Entwistle urged to consider giving up half of severance pay
- Published
Former BBC boss George Entwistle should consider giving up half of the £450,000 severance payment he is getting, deputy Labour leader Harriet Harman has said.
The payment was described as "over-the-top" and "outrageous" by MPs as Parliament debated the fallout from the ex-director general's resignation.
Culture Secretary Maria Miller said it was a matter for the BBC Trust but "reward for failure" was inappropriate.
BBC chairman Lord Patten has insisted the payment was "justified".
Mr Entwistle resigned on Saturday, after a Newsnight report led to former Tory treasurer Lord McAlpine being wrongly accused of child abuse.
He had been in the job for just 54 days. Under the terms of his contract, Mr Entwistle had been entitled to six months' pay on quitting Lord Patten said the pay-off had been agreed "to conclude matters quickly".
In response to an urgent question from Labour, Mrs Miller said pay and other financial arrangements were a matter for the BBC Trust but said the sum was "hard to justify".
'Over the top'
She said it was for Mr Entwistle to decide whether it was appropriate for him to take the full amount, adding that the National Audit Office could examine whether the compensation package was value for money.
MPs from all parties criticised the pay-off, Conservative John Redwood saying it was "outrageous and over-the-top" and fellow Tory Rob Wilson suggesting that Mr Entwistle had been paid "to go quietly".
Labour's Paul Farrelly said the payments made it "difficult for friends of the BBC to stand up for it".
However, other MPs praised the breadth and quality of BBC journalism and urged the new acting director general to be given space to bring stability to the organisation in the wake of its recent difficulties.
Downing Street sources said David Cameron believed it was a matter for Mr Entwistle's "conscience" whether to accept.
But in a letter to Conservative MP John Whittingdale, chairman of the Commons Culture, Media and Sport Committee, Lord Patten argued the amount was "justified and necessary".
Lord Patten said Mr Entwistle would have been entitled to a year's pay if he had been sacked, adding that the a "consensual resignation on these terms was clearly the better route".
Asked whether the pay-off further undermined trust in the BBC, acting director general Tim Davie said it was not his decision and was a "matter for the BBC Trust".
The BBC Trust said the size of the pay-off, the equivalent of a year's salary, reflected the fact that Mr Entwistle would continue to help on BBC business, most specifically two ongoing inquiries related to the Jimmy Savile abuse allegations.
He quit on Saturday after criticism of his leadership of the BBC in the wake of a Newsnight film in which a victim of alleged abuse at a children's home in Wales in the 1970s accused an unnamed former senior Conservative politician of involvement.

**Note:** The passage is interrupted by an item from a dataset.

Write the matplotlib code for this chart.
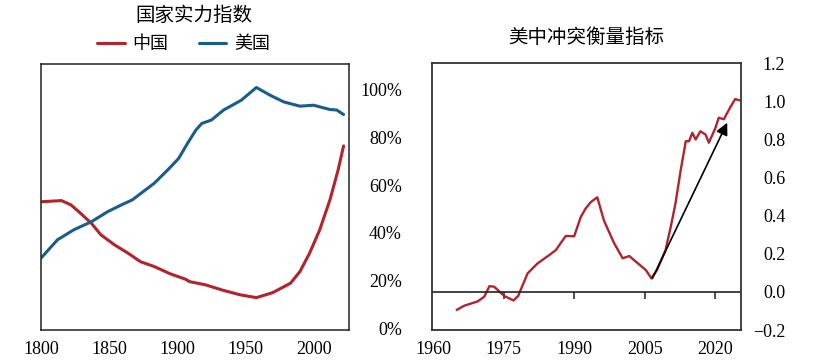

Speculation on the internet and Twitter linking Lord McAlpine to the case led him to issue a public statement saying such claims were "wholly false and seriously defamatory" and it emerged on Friday that he had been wrongly identified and implicated.
Patten's letter to Whittingdale
Credit: DocumentCloud
Mr Whittingdale said a lot of people would be "surprised" at the size of Mr Entwistle's pay-off.
"I wouldn't have thought that just because you have to help any inquiry into the Savile allegations you necessarily need to be paid such a large amount of money," he said.
The BBC's political editor Nick Robinson said that, on Monday, both PM David Cameron, who met members of the public in Bristol, and Labour leader Ed Miliband, who did a number of regional TV interviews, had chosen to say "not a single word" about the BBC.
The reason was that both government and opposition were determined to preserve the independence of the BBC, he added.
He said that while, in theory, ministers could dismiss Lord Patten and his fellow trustees, that was not going to happen.
Media commentator Steve Hewlett said the former BBC boss was entitled to compensation for losing his job, since he had "not done anything wrong in the moral or ethical sense".
"The point is he was the wrong guy for the wrong job at this time and one has every sympathy for him.
"So I think this is the Trust in effect saying that they bear some responsibility for appointing him, because what does this mean for his career, where's he going to work now?"
And Steven Barnett, professor of communications at the University of Westminster, said the BBC should be left to get on with the task of reviewing what had happened and that it was "not helpful" for Downing Street to question the size of Mr Entwistle's payment.